- _Exercise prompt_:
Report every line in the listing that contains the string "this".

- _Extracted records_:

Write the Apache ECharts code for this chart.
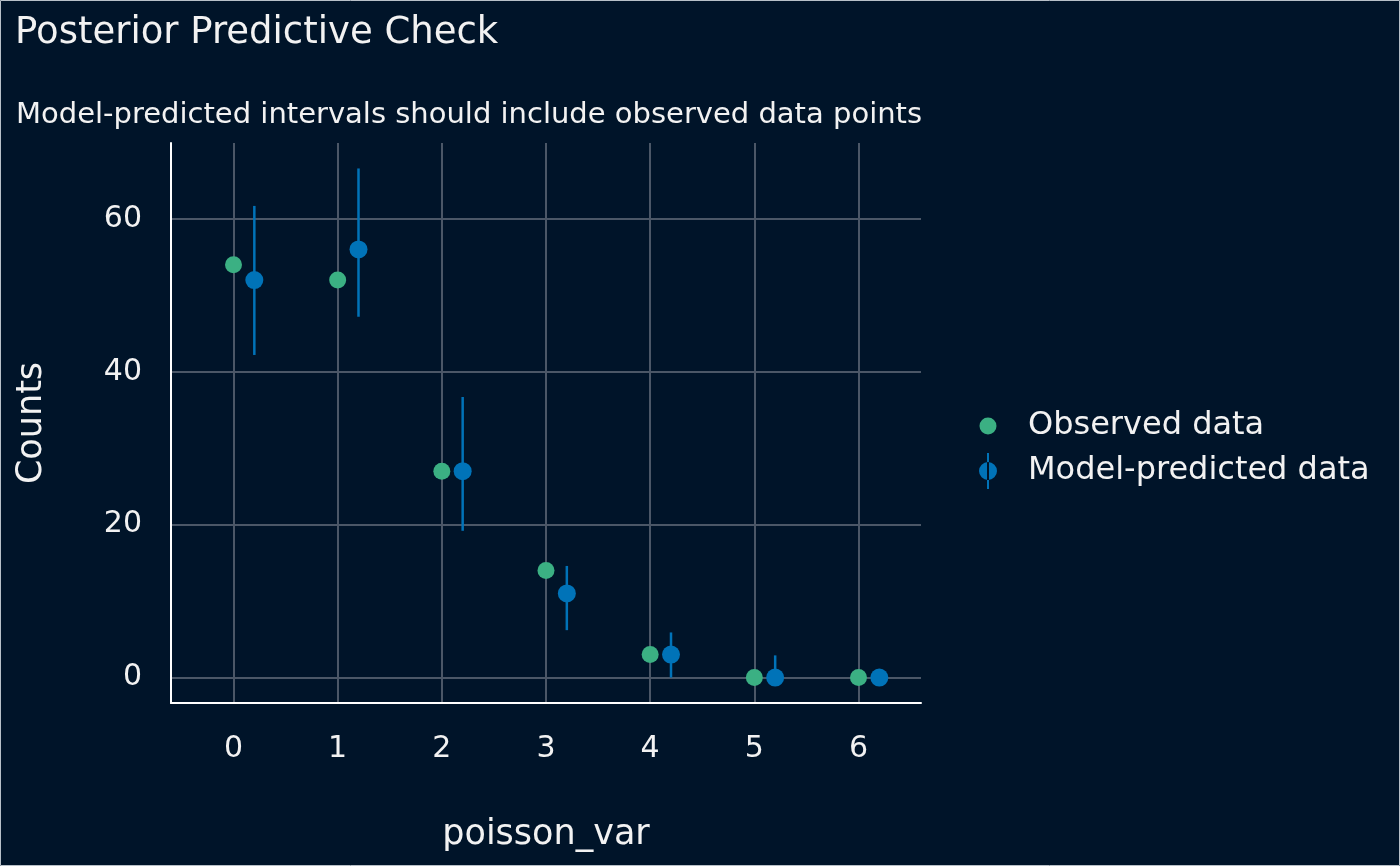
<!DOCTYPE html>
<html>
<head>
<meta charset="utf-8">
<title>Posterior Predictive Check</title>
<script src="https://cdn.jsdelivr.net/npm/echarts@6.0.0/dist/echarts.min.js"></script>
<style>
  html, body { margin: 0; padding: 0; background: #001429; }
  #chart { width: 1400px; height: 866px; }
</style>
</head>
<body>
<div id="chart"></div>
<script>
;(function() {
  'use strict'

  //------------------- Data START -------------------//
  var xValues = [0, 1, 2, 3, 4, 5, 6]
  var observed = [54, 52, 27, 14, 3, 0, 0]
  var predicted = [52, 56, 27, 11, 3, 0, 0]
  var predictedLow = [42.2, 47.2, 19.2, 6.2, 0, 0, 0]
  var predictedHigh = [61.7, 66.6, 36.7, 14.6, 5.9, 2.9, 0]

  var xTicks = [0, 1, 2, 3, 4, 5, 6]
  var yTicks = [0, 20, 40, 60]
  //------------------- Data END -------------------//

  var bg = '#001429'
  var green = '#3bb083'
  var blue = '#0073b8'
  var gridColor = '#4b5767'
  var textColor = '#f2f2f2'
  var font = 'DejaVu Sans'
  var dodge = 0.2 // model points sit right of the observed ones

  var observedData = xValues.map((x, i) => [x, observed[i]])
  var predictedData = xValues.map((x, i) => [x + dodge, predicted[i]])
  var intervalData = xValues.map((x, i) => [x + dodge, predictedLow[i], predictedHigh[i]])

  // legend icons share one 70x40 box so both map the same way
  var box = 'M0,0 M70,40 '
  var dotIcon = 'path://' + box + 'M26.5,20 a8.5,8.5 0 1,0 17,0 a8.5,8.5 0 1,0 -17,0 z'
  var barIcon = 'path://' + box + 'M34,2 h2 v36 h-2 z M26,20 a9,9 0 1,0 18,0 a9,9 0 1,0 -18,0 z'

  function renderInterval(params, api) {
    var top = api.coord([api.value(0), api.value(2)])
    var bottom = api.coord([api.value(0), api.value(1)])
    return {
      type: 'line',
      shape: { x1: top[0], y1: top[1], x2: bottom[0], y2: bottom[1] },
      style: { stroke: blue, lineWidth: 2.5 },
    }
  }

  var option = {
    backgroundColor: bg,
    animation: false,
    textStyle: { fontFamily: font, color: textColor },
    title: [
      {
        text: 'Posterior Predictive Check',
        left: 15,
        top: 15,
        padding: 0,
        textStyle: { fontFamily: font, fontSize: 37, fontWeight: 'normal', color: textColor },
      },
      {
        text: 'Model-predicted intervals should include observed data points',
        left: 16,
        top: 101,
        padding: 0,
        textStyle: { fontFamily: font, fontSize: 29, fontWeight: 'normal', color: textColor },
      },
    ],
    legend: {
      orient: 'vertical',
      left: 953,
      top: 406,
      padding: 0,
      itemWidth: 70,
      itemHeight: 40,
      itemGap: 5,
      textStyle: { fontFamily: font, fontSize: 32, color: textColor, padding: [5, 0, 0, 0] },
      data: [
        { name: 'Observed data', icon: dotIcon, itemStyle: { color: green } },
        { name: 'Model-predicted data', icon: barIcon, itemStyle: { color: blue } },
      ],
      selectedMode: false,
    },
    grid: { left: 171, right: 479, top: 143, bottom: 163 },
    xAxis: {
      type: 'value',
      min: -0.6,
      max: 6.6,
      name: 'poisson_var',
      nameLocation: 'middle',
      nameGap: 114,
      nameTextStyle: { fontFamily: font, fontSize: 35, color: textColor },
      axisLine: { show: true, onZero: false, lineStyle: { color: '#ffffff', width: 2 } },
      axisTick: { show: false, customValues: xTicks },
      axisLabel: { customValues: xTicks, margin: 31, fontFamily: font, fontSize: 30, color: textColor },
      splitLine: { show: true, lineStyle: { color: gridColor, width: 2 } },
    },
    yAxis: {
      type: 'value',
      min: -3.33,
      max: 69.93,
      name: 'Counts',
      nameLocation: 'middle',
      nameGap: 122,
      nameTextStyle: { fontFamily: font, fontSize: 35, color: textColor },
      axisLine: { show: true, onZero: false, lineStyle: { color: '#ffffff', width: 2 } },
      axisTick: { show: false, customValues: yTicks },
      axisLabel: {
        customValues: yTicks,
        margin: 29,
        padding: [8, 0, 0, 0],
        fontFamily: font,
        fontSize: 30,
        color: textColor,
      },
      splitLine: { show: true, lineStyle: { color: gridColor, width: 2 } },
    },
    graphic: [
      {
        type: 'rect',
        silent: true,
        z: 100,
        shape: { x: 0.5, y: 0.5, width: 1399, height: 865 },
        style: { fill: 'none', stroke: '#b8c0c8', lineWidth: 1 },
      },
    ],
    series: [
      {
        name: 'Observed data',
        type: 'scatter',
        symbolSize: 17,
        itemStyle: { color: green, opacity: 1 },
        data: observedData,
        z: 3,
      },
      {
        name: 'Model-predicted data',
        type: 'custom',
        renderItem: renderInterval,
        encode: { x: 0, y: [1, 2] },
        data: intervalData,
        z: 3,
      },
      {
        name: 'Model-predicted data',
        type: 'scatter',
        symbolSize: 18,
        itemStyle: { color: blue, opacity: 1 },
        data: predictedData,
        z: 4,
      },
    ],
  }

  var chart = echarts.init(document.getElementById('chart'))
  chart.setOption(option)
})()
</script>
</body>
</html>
==
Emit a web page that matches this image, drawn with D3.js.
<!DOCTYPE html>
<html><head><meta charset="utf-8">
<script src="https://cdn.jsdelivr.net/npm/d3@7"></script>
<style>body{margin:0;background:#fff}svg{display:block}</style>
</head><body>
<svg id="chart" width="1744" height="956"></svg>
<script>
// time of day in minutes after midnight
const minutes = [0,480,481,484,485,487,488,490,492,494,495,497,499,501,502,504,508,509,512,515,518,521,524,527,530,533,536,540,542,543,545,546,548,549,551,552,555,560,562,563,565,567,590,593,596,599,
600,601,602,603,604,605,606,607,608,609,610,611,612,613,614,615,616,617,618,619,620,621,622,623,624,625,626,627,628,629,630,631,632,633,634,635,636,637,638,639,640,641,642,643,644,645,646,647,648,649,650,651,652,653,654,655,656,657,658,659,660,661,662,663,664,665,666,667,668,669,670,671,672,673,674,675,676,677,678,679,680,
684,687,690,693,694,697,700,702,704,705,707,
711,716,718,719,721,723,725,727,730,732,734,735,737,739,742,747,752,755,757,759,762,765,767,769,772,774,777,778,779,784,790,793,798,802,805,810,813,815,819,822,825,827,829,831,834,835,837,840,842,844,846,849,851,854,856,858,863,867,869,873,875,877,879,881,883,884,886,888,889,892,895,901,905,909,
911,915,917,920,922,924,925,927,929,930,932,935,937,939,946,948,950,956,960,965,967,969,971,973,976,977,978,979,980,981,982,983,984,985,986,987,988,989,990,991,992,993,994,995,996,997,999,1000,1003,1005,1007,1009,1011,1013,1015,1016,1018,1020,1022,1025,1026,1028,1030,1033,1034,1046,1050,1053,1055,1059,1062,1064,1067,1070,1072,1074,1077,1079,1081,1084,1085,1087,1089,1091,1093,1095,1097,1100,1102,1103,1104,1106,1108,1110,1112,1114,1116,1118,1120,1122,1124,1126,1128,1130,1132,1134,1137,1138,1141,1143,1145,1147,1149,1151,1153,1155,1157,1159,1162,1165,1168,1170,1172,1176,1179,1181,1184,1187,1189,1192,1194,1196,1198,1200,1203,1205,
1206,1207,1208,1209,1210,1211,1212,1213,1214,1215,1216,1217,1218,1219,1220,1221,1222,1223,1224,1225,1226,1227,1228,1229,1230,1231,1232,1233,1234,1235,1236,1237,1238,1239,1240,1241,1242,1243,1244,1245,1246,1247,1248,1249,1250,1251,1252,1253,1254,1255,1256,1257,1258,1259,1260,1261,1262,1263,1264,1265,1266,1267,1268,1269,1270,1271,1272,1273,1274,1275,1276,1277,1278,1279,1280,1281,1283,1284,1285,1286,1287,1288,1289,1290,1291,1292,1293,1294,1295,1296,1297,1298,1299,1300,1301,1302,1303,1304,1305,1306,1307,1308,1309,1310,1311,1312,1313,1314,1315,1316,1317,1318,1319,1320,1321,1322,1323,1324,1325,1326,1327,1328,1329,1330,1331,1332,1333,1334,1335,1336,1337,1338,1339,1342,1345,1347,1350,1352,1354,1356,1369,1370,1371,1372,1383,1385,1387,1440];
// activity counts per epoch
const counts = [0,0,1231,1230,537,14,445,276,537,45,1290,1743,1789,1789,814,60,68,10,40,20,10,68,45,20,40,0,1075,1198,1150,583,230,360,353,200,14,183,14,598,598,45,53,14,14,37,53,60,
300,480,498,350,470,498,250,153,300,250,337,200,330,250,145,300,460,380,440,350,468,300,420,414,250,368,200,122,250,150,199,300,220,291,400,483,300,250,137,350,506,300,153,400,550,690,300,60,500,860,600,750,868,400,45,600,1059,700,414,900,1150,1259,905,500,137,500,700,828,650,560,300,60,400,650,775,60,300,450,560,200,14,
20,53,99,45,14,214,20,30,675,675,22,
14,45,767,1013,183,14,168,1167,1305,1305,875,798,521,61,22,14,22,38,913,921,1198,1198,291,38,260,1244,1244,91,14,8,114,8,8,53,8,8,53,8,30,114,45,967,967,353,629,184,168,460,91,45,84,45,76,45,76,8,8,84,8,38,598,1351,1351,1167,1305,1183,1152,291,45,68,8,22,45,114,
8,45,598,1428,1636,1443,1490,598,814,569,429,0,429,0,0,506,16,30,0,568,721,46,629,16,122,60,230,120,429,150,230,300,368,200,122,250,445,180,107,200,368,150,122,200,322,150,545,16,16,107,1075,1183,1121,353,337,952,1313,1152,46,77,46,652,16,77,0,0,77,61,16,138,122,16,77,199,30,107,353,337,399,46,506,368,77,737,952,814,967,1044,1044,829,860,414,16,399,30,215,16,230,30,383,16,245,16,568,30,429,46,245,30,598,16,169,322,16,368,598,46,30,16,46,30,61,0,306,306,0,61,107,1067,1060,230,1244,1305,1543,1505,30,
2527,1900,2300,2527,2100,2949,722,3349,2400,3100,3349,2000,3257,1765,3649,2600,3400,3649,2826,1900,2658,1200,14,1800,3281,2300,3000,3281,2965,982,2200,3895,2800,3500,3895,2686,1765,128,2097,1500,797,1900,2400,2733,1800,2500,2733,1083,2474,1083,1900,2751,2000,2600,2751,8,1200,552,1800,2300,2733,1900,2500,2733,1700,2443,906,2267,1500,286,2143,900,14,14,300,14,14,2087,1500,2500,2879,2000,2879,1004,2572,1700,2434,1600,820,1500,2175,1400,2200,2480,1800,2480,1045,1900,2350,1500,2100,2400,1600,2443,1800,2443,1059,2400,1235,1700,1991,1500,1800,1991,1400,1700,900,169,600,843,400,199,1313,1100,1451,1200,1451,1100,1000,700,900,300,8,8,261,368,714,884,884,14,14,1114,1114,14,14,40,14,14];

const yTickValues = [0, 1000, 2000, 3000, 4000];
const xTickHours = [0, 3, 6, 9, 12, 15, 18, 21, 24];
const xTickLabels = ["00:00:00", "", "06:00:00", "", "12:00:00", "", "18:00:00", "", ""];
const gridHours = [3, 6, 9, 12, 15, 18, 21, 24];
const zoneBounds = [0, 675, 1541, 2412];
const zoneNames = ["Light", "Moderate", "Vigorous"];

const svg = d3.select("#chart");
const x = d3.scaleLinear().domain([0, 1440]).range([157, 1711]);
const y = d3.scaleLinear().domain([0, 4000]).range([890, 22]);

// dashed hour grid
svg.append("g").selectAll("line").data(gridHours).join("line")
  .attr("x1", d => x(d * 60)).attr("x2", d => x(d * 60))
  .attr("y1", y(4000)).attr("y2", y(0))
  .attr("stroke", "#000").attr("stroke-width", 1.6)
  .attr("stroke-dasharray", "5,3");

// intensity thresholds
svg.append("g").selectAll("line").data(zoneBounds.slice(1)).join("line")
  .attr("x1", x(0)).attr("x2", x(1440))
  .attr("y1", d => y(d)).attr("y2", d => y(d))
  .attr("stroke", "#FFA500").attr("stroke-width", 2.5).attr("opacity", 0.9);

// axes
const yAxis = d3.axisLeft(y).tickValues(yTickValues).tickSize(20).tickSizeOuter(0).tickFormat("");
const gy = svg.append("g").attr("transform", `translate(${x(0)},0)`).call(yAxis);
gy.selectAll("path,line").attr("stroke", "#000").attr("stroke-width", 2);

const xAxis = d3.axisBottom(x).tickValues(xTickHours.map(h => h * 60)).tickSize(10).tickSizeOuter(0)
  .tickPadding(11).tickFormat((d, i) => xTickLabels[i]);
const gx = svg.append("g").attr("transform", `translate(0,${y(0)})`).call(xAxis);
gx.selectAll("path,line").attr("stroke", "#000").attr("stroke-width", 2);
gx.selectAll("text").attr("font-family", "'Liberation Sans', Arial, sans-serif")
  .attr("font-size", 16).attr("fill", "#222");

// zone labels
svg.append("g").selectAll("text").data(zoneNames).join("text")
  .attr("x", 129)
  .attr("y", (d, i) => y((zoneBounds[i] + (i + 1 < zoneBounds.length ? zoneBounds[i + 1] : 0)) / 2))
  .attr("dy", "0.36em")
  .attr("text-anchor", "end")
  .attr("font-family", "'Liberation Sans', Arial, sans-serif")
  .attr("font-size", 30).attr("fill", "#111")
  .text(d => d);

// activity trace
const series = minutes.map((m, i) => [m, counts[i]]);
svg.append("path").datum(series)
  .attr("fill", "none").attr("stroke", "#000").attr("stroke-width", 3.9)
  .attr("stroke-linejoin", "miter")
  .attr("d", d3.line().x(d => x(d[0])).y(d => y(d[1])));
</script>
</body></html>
==
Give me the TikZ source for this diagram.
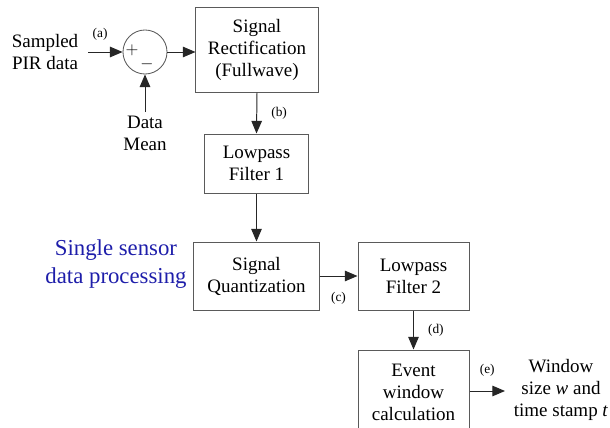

- _Worked solution_:
Write the Apache ECharts code for this chart.
Emit a web page that matches this image, drawn with D3.js.
Give me the TikZ source for this diagram.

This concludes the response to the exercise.